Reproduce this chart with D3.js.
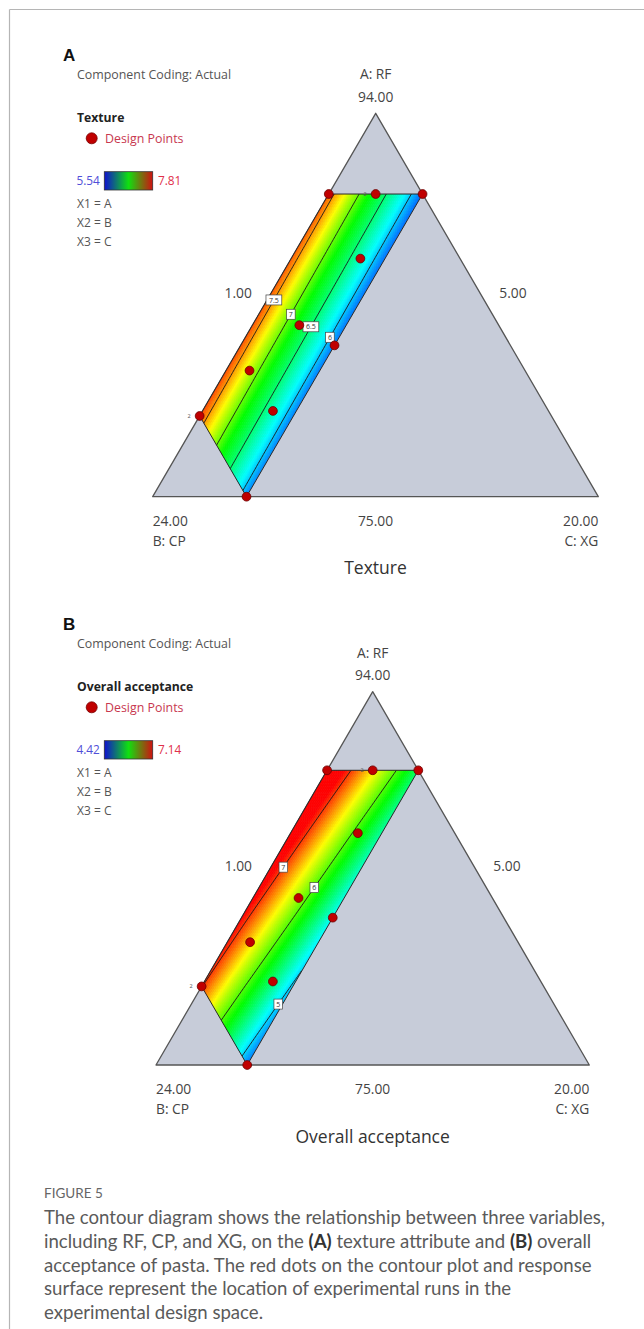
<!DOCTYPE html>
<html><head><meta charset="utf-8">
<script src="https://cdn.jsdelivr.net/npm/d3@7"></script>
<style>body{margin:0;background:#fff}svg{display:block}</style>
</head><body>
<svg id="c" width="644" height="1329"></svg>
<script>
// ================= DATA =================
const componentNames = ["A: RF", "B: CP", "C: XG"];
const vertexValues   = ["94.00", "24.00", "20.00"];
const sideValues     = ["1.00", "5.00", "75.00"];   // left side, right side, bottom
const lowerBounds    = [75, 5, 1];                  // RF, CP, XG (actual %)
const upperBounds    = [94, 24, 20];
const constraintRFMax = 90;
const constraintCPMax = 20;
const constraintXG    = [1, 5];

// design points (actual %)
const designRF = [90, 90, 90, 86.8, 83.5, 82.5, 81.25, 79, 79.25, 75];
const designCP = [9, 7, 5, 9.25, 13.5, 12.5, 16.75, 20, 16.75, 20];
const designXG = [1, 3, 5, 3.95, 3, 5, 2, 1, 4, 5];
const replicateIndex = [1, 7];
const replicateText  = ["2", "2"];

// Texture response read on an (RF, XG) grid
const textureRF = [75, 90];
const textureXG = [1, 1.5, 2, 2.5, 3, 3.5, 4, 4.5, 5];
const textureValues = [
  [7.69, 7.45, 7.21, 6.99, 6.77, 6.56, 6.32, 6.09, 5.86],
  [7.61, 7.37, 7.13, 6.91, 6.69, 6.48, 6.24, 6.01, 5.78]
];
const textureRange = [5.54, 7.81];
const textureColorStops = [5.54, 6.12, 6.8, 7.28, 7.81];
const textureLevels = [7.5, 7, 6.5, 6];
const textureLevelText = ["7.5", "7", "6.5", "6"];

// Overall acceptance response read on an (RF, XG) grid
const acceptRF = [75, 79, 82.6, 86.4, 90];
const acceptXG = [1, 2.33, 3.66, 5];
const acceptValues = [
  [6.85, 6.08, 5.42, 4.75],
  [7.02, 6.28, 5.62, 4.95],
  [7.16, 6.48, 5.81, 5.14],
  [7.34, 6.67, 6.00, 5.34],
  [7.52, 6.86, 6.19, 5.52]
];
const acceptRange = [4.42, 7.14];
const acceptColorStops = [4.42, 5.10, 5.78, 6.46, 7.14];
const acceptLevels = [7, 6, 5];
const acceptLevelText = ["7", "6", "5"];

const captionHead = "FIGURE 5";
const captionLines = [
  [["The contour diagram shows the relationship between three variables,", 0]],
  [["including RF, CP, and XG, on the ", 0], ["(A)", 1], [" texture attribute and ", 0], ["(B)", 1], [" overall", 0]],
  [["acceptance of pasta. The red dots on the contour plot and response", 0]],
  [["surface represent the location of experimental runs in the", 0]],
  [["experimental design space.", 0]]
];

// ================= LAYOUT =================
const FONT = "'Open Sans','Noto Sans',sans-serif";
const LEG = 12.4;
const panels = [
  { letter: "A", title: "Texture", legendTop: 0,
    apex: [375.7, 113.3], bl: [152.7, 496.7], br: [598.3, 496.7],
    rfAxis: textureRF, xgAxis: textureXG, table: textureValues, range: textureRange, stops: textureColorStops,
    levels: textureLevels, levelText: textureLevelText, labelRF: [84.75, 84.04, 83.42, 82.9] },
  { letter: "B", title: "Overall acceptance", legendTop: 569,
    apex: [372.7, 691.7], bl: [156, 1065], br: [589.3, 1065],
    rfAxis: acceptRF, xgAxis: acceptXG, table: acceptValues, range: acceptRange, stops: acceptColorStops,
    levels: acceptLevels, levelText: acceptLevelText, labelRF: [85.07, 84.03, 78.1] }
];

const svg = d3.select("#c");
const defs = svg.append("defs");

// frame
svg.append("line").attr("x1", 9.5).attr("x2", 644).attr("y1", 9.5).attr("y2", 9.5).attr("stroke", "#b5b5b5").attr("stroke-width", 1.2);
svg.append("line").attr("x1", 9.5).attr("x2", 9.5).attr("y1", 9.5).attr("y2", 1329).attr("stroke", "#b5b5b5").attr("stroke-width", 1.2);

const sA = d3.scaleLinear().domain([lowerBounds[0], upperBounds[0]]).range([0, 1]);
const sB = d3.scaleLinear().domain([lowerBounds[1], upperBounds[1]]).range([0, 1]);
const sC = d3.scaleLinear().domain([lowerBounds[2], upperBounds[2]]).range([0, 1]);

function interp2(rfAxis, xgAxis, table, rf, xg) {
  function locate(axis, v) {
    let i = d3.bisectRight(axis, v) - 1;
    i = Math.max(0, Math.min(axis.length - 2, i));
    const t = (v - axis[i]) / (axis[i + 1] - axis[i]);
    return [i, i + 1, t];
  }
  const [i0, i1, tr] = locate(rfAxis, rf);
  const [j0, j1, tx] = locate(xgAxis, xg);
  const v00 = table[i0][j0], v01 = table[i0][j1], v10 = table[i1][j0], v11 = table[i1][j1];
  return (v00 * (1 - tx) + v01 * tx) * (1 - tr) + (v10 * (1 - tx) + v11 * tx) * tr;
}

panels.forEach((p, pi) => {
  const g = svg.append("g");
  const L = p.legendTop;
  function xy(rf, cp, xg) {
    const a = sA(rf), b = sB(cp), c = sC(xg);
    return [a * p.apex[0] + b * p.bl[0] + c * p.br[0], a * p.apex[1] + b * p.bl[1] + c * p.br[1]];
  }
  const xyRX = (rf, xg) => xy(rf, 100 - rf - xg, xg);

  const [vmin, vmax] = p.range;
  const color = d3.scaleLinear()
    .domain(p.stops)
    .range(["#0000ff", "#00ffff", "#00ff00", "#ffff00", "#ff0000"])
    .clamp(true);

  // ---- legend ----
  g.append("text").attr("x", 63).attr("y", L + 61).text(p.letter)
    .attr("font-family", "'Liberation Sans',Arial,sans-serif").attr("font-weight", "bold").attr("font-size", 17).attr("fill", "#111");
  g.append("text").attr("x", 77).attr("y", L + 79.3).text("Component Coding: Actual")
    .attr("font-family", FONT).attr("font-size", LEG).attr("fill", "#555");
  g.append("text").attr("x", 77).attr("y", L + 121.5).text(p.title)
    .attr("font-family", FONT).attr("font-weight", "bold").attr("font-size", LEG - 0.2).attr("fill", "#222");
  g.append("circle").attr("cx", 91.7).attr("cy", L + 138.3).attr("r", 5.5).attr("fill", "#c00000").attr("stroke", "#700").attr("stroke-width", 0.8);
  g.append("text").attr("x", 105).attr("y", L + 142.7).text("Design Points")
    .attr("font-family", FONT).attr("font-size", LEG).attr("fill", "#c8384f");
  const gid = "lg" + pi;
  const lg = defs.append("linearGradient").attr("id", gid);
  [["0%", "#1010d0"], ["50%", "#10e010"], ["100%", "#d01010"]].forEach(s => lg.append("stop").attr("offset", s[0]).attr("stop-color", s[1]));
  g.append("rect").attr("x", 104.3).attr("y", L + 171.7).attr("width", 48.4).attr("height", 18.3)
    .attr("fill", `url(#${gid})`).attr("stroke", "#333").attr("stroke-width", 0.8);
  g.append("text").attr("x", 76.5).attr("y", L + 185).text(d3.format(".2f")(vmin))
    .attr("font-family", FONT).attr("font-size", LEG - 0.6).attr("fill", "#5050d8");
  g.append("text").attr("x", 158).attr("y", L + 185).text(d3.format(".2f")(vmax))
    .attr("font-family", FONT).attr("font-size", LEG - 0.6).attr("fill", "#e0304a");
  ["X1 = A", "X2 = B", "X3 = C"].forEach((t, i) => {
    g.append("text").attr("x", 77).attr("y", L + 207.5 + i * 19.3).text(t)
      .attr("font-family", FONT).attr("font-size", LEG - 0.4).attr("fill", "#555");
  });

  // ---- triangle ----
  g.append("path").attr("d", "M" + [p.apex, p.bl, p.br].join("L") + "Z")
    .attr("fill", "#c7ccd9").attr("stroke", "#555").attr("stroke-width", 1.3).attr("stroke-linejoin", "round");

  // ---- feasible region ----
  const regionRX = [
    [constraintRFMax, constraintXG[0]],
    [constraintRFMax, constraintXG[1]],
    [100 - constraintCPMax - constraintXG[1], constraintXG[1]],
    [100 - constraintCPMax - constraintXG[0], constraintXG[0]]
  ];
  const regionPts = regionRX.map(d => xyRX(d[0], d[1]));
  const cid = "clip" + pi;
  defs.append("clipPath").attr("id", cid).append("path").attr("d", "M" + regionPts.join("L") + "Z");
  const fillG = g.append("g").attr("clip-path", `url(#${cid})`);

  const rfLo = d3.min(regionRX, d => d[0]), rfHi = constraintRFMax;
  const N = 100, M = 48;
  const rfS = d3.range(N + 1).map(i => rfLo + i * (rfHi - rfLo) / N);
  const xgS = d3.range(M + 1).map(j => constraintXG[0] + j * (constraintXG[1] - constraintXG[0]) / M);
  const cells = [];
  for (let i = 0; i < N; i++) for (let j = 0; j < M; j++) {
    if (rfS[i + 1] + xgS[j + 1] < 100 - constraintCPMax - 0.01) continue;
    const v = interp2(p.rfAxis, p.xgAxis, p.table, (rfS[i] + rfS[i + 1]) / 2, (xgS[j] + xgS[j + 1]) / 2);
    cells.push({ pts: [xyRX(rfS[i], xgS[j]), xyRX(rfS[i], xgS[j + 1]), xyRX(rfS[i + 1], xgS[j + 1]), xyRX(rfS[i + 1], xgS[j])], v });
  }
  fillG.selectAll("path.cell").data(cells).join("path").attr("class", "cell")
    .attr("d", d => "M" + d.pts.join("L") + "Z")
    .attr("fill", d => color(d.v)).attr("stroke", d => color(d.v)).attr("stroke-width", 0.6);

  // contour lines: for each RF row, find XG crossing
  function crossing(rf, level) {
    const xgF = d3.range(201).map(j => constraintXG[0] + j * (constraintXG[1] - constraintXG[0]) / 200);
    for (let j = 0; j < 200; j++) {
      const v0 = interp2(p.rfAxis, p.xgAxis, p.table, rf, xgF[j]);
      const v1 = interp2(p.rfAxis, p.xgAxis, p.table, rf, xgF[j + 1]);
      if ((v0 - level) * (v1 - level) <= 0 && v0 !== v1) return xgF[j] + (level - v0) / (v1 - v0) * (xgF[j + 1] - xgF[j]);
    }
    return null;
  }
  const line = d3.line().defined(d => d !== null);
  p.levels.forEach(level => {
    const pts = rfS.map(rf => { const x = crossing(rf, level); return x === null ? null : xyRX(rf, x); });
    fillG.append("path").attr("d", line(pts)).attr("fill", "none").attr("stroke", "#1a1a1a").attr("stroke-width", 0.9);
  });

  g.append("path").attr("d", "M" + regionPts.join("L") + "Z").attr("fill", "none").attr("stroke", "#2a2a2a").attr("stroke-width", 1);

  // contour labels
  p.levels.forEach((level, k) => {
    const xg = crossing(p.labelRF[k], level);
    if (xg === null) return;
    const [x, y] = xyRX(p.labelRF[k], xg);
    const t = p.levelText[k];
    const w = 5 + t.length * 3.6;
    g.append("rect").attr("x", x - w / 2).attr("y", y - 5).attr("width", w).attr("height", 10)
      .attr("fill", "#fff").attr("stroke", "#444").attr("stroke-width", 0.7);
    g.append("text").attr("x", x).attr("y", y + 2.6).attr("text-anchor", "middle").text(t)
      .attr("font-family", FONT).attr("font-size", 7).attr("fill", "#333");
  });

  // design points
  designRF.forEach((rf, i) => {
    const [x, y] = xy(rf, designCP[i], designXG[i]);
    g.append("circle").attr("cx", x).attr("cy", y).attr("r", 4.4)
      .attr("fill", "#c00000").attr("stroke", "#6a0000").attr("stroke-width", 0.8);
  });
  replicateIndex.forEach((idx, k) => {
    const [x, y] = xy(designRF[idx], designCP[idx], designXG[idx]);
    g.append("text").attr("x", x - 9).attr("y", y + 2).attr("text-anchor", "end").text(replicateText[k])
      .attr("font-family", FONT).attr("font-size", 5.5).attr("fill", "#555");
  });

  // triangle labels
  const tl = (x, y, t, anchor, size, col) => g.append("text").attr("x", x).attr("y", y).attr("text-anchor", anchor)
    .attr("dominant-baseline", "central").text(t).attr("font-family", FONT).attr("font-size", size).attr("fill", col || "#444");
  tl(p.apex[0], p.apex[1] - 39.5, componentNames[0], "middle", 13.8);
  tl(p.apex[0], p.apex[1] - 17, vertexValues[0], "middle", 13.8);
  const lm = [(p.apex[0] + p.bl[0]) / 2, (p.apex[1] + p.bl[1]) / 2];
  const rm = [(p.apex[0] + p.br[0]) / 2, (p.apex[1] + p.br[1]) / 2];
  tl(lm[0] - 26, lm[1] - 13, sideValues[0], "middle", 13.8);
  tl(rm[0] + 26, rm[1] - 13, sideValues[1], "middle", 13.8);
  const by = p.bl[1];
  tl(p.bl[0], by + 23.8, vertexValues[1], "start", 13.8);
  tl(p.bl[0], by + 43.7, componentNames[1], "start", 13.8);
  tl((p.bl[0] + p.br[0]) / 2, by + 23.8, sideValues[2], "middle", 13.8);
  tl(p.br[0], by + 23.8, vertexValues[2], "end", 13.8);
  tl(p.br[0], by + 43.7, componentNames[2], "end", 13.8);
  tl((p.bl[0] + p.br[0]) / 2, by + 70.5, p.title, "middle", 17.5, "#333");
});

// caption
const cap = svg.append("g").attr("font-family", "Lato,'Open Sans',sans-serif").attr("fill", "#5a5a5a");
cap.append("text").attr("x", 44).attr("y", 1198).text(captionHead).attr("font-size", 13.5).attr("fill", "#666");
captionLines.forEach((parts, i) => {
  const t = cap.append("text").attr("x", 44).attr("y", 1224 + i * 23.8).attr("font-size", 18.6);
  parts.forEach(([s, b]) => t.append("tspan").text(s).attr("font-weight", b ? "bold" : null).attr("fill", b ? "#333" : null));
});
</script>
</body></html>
--
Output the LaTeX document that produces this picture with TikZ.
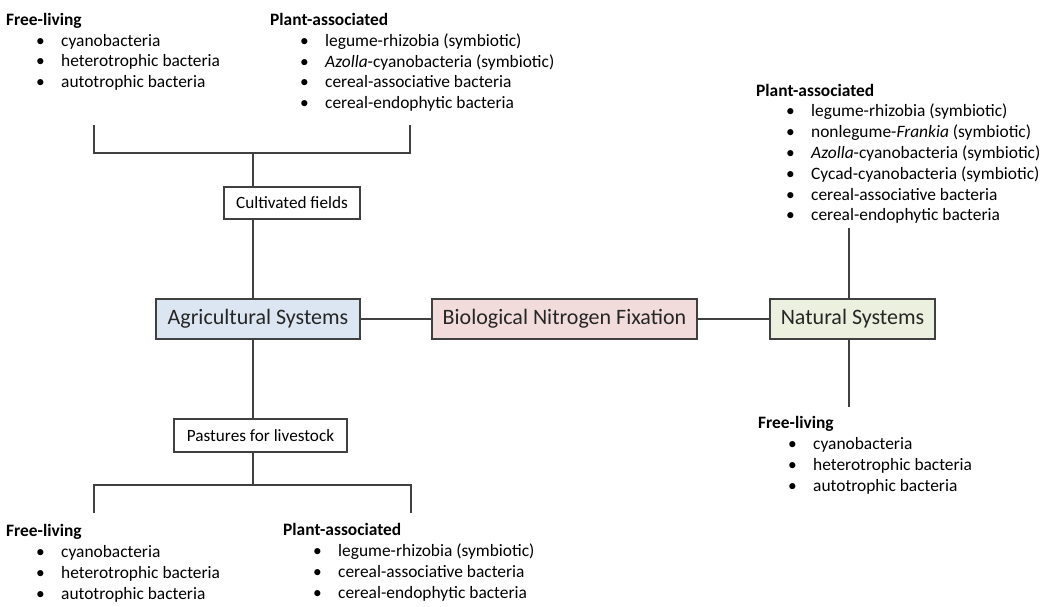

* **Work instructions**
Report how many lines of the records above contain the word "with", giving only the number.

* **Task solution**
2